According to new documents obtained by Ganjaprenuer, the Washington State Liquor and Cannabis Board has issued nearly $2,000,000 in payments over a two-year period to MJ Freeway for Leaf Data Systems, the state’s problem-plagued seed-to-sale traceability database.
MJ Freeway was chosen in summer 2017 as Washington’s contractor to build the state’s traceability database after competitor Franwell hastily withdrew from the contract negotiations.
The company, however, missed its first deadline of Halloween 2017 then changed the launch date for Leaf Data Systems to February 1, 2018. Numerous other challenges have followed, including a data breach in 2018 and a complete timeline rework in spring 2019. By the fall, it was clear the project was still having problems after an LDS shutdown in July. Shortly thereafter, the LCB announced that MJ Freeway would “maintain” the database only, scrapping the new timeline and putting on hold all future updates.
According to documents obtained via a public records request, the LCB paid MJ Freeway $1,971,421 between May 2017 and August 2019 for its work on Leaf Data Systems.
In 2019, MJ Freeway completed a merger with MTech Acquisition Corp. to form a new company, Akerna Corp., which adopted the LDS system.
In an email, LCB spokesperson Julie Graham said the LCB paid the contractor an additional $52,500 in September for “project deliverables,” but the two parties have also agreed on a $265,000 credit to the LCB for “outstanding invoices that LCB has been holding pending resolution of the contract discussions.” At the moment, it is unclear how much longer the LCB will continue to pay its $50,000 monthly subscription fee to MJ Freeway.
“The latest amendment extended the contract through June 1, 2020 with the option of up to four six-month extensions at LCB’s discretion. The monthly subscription fees will continue as long as the contract continues.” — Julie Graham, LCB spokesperson, in an email
The LCB is currently holding workgroup sessions with Washington cannabis stakeholders to decide what traceability will look like going forward in the state.
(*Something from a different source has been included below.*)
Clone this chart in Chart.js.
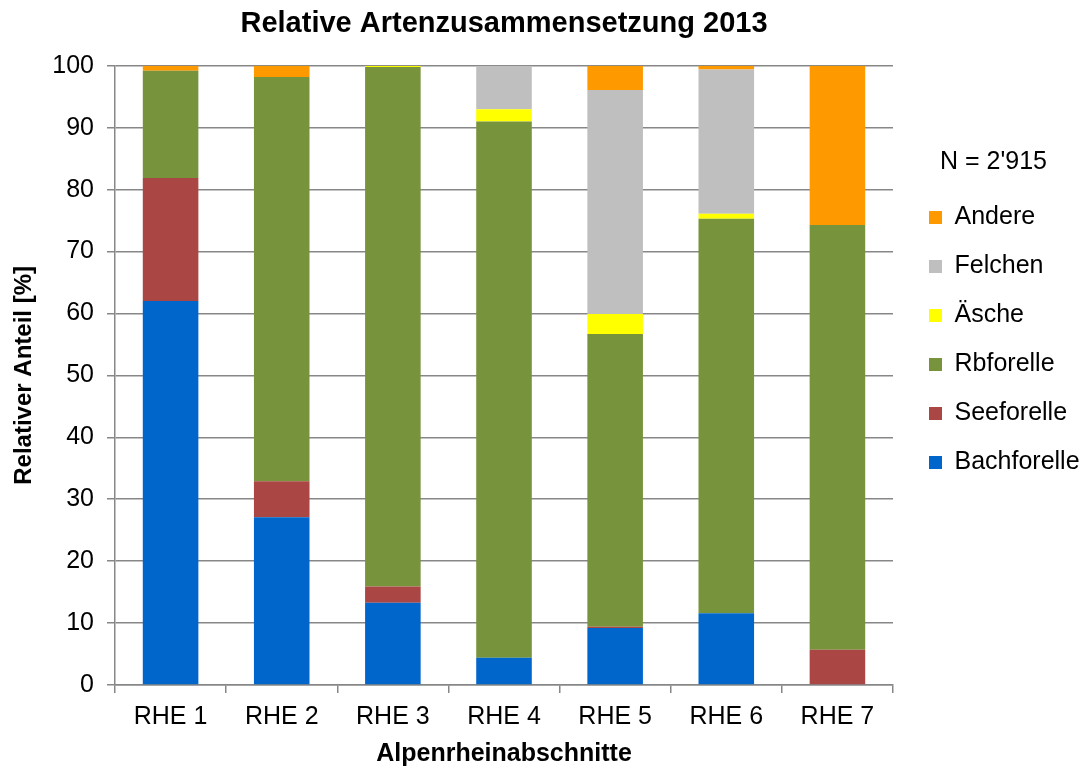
<!DOCTYPE html>
<html>
<head>
<meta charset="utf-8">
<script src="https://cdn.jsdelivr.net/npm/chart.js@4.4.1/dist/chart.umd.min.js"></script>
<style>
  body { margin: 0; background: #fff; }
  #wrap { width: 1082px; height: 767px; }
</style>
</head>
<body>
<div id="wrap"><canvas id="myChart"></canvas></div>
<script>
// dati (in %)
const abschnitte = ['RHE 1', 'RHE 2', 'RHE 3', 'RHE 4', 'RHE 5', 'RHE 6', 'RHE 7'];
const bachforelle = [62.0, 27.1, 13.3, 4.4, 9.2, 11.6, 0];
const seeforelle  = [19.9, 5.8, 2.6, 0, 0.2, 0, 5.7];
const rbforelle   = [17.3, 65.3, 83.9, 86.6, 47.3, 63.7, 68.6];
const aesche      = [0, 0, 0.2, 2.0, 3.2, 0.8, 0];
const felchen     = [0, 0, 0, 7.0, 36.2, 23.3, 0];
const andere      = [0.8, 1.8, 0, 0, 3.9, 0.6, 25.7];
const yTicks = [0, 10, 20, 30, 40, 50, 60, 70, 80, 90, 100];

Chart.defaults.font.family = '"Liberation Sans", Arial, sans-serif';
Chart.defaults.color = '#000';

const gridGray = '#878787';

// setup
const data = {
    labels: abschnitte,
    datasets: [
        { label: 'Bachforelle', data: bachforelle, backgroundColor: '#0066CC' },
        { label: 'Seeforelle', data: seeforelle, backgroundColor: '#AA4643' },
        { label: 'Rbforelle', data: rbforelle, backgroundColor: '#77933C' },
        { label: 'Äsche', data: aesche, backgroundColor: '#FFFF00' },
        { label: 'Felchen', data: felchen, backgroundColor: '#BFBFBF' },
        { label: 'Andere', data: andere, backgroundColor: '#FF9900' }
    ]
};
data.datasets.forEach(ds => {
    ds.barPercentage = 0.5;
    ds.categoryPercentage = 1;
    ds.borderWidth = 0;
});

// config
const config = {
    type: 'bar',
    data,
    options: {
        responsive: true,
        maintainAspectRatio: false,
        animation: false,
        layout: { padding: 0 },
        plugins: {
            title: {
                display: true,
                fullSize: false, // centrato sopra l'area del grafico
                text: 'Relative Artenzusammensetzung 2013',
                font: { size: 29, weight: 'bold' },
                color: '#000',
                padding: { top: 7, bottom: 24 }
            },
            legend: {
                position: 'right',
                align: 'start',
                reverse: true,
                maxWidth: 177,
                title: {
                    display: true,
                    text: "N = 2'915",
                    font: { size: 25 },
                    color: '#000',
                    padding: { top: 150, bottom: 1 }
                },
                labels: {
                    boxWidth: 13,
                    boxHeight: 13,
                    padding: 24,
                    font: { size: 25 },
                    color: '#000'
                }
            },
            tooltip: { enabled: false }
        },
        scales: {
            x: {
                stacked: true,
                grid: {
                    offset: true,
                    drawOnChartArea: false,
                    color: gridGray,
                    tickLength: 8,
                    lineWidth: 1.5
                },
                border: { color: gridGray, width: 1.5 },
                ticks: { font: { size: 25 }, padding: 9, color: '#000' },
                title: {
                    display: true,
                    text: 'Alpenrheinabschnitte',
                    font: { size: 25, weight: 'bold', lineHeight: 1 },
                    color: '#000',
                    padding: { top: 1, bottom: 0 }
                }
            },
            y: {
                stacked: true,
                min: 0,
                max: 100,
                afterBuildTicks: axis => { axis.ticks = yTicks.map(v => ({ value: v })); },
                grid: { color: gridGray, tickLength: 8, lineWidth: 1.5 },
                border: { color: gridGray, width: 1.5 },
                ticks: { font: { size: 25 }, padding: 13, color: '#000' },
                title: {
                    display: true,
                    text: 'Relativer Anteil [%]',
                    font: { size: 24, weight: 'bold' },
                    color: '#000',
                    padding: { top: 10, bottom: 0.5 }
                }
            },
            // asse invisibile: lascia spazio tra grafico e legenda
            gap: {
                type: 'linear',
                position: 'right',
                display: false,
                afterFit: s => { s.width = 12; }
            }
        }
    }
};

// avvio chart
const myChart = new Chart(document.getElementById('myChart'), config);
</script>
</body>
</html>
“While we can’t predict the specifics of the future of our traceability needs and impacts on the cannabis system, one thing is certain – there will be change,” Graham continued. “In the past five years developing and refining our state’s regulation of the new system, it’s clear that ongoing assessment and modifications have and will be necessary to keep up with the evolving marketplace, including changes at the federal level.”